__What to produce__
Starting at the line containing "Give me the", please quote every line up to and including the line containing "const lastIndex = data.length - 1", exactly, and nothing beyond.
━━ Provided data
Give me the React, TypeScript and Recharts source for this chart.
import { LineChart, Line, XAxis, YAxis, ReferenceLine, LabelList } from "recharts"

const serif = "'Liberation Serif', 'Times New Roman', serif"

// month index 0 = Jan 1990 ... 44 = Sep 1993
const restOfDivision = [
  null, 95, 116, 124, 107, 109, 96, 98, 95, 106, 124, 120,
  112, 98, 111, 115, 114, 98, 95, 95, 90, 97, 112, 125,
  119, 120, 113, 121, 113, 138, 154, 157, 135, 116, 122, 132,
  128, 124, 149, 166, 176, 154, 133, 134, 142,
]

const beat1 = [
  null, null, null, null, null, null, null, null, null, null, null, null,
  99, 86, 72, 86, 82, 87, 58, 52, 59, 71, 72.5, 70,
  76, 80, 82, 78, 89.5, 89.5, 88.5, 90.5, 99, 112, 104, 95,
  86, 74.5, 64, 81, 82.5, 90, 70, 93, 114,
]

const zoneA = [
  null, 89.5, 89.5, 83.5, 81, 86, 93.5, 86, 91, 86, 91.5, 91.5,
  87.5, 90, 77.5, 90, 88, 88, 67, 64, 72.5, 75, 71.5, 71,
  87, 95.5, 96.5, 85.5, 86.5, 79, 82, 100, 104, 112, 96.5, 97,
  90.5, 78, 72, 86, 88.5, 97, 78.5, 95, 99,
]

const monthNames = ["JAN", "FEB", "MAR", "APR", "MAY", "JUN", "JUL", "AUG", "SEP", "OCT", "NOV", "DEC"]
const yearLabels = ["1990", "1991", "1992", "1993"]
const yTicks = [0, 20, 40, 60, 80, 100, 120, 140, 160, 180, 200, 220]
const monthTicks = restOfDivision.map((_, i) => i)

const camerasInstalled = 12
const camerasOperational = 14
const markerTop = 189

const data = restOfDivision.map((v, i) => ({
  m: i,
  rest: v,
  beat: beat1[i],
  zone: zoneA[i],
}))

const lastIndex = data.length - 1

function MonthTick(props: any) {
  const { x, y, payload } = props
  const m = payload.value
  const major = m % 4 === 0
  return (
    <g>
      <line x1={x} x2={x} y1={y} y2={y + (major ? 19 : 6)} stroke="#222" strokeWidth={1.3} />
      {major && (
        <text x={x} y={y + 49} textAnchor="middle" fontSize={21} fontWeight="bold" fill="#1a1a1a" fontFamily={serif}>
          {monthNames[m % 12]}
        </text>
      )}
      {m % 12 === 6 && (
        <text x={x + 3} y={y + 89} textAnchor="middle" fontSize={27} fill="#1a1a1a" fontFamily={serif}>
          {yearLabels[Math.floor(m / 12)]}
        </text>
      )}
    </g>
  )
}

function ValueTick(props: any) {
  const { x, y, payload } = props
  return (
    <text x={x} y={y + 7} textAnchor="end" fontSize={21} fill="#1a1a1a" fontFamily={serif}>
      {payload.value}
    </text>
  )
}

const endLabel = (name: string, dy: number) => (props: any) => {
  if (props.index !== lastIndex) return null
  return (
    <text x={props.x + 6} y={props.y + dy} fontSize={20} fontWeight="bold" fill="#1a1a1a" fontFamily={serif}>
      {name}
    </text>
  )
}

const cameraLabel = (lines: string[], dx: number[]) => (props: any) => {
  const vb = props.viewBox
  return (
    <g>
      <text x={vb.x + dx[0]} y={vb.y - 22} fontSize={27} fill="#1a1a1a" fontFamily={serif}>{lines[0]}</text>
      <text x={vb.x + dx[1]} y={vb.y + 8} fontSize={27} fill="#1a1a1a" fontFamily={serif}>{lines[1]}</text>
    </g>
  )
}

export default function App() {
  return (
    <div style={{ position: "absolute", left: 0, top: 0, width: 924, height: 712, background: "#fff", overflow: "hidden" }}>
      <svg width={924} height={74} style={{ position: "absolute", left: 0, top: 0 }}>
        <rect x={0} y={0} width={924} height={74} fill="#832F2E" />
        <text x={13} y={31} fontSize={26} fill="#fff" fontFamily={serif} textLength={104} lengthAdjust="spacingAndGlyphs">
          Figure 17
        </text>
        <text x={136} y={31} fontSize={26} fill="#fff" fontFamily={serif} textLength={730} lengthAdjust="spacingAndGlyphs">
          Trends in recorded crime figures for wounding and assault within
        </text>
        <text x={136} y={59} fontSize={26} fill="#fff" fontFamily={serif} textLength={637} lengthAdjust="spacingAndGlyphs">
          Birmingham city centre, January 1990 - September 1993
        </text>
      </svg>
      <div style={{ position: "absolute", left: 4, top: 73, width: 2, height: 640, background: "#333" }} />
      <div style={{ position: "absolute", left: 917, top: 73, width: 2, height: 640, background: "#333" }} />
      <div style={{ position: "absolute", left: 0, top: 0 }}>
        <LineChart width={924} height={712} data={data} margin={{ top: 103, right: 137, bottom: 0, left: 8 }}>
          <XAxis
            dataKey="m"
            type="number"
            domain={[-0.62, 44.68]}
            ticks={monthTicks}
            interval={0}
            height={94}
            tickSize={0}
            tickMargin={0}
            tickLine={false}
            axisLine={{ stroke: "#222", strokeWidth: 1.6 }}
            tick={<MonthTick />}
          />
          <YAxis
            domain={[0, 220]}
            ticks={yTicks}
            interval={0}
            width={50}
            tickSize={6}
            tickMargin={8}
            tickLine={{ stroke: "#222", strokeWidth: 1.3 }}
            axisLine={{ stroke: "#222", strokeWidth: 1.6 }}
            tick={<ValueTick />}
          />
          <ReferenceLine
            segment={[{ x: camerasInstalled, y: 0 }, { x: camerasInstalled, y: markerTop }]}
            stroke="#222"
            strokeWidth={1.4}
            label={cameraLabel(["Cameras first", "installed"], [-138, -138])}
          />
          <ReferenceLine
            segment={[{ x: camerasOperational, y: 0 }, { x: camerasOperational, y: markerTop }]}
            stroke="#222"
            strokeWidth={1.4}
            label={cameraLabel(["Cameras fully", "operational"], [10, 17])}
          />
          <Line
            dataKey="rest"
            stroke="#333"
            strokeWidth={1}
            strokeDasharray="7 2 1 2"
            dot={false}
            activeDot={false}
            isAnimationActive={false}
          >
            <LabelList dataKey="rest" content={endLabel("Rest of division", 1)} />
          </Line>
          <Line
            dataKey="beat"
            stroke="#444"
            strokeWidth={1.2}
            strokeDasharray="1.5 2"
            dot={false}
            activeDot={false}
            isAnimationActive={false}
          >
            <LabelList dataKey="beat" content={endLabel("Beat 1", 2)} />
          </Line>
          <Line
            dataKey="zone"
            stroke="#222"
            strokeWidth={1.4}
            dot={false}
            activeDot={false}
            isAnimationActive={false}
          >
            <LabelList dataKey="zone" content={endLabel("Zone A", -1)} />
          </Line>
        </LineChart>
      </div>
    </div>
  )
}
━━━━
━━ Provided data
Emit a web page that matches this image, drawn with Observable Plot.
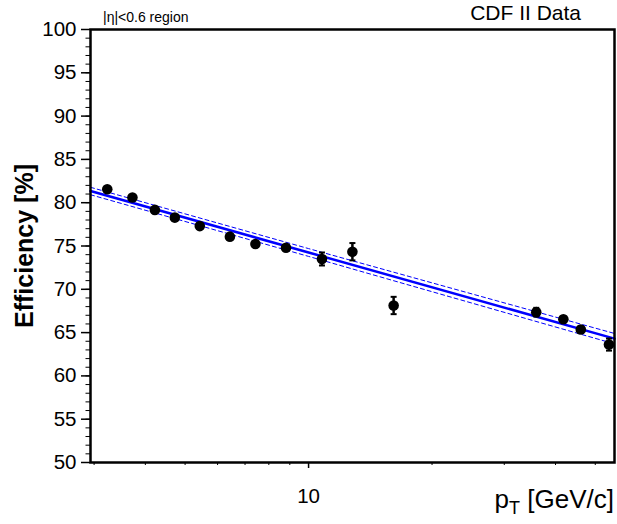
━━━━
__Result for this exercise__
Give me the React, TypeScript and Recharts source for this chart.
import { LineChart, Line, XAxis, YAxis, ReferenceLine, LabelList } from "recharts"

const serif = "'Liberation Serif', 'Times New Roman', serif"

// month index 0 = Jan 1990 ... 44 = Sep 1993
const restOfDivision = [
  null, 95, 116, 124, 107, 109, 96, 98, 95, 106, 124, 120,
  112, 98, 111, 115, 114, 98, 95, 95, 90, 97, 112, 125,
  119, 120, 113, 121, 113, 138, 154, 157, 135, 116, 122, 132,
  128, 124, 149, 166, 176, 154, 133, 134, 142,
]

const beat1 = [
  null, null, null, null, null, null, null, null, null, null, null, null,
  99, 86, 72, 86, 82, 87, 58, 52, 59, 71, 72.5, 70,
  76, 80, 82, 78, 89.5, 89.5, 88.5, 90.5, 99, 112, 104, 95,
  86, 74.5, 64, 81, 82.5, 90, 70, 93, 114,
]

const zoneA = [
  null, 89.5, 89.5, 83.5, 81, 86, 93.5, 86, 91, 86, 91.5, 91.5,
  87.5, 90, 77.5, 90, 88, 88, 67, 64, 72.5, 75, 71.5, 71,
  87, 95.5, 96.5, 85.5, 86.5, 79, 82, 100, 104, 112, 96.5, 97,
  90.5, 78, 72, 86, 88.5, 97, 78.5, 95, 99,
]

const monthNames = ["JAN", "FEB", "MAR", "APR", "MAY", "JUN", "JUL", "AUG", "SEP", "OCT", "NOV", "DEC"]
const yearLabels = ["1990", "1991", "1992", "1993"]
const yTicks = [0, 20, 40, 60, 80, 100, 120, 140, 160, 180, 200, 220]
const monthTicks = restOfDivision.map((_, i) => i)

const camerasInstalled = 12
const camerasOperational = 14
const markerTop = 189

const data = restOfDivision.map((v, i) => ({
  m: i,
  rest: v,
  beat: beat1[i],
  zone: zoneA[i],
}))

const lastIndex = data.length - 1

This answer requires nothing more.